Abstract

We live in an age of information, where from government departments to small high street businesses, personal data has evolved into a currency that is tradeable for goods, services, information and social contacts. This has made it vulnerable to political and economic pressures where an individual may be tempted or even forced to disclose or share their data with others in to be able to participate in commercial, social or political life. This may result in a situation where existing power imbalances within society could be further exacerbated through an increasing asymmetry between those with access to information about others and those whose information is being accessed. The EU data protection framework is designed to ensure that individuals (data subjects) retain overall control of their data in order to protect their right to information privacy, which is acknowledged as a human right in the EU. However, the advent of the internet and the worldwide web has put increasing pressure on the rules comprising that framework. This article looks at the evolving concept of personal data within EU data protection law and the way in which it continues to link protection to the identifiability of the data subject. It also explores the prevailing understanding of privacy harms as material, quantifiable and individualized damage to data subjects’ interests.
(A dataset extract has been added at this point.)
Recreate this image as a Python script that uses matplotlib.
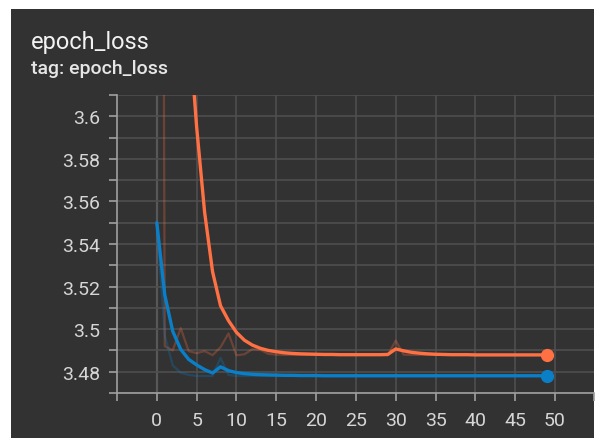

It highlights a number of invisible harms that have not yet been adequately addressed by the existing or the proposed new framework and argues that those harms as well as a wider concept of personal data need to be considered in the future to prevent a division of our societies into privacy haves and have-nots. This articles concludes that, after all, the question is not whether changes to the existing EU data protection regime will be sufficient to tackle the new privacy issues raised by the online environment, but whether we must replace familiar concepts like identifiable personal data and easily quantifiable harms with new ways of thinking about privacy and data protection, if we want to prevent the growing information asymmetry, and the invisible harms resulting from it, that is capable of causing long-term harm to our societies.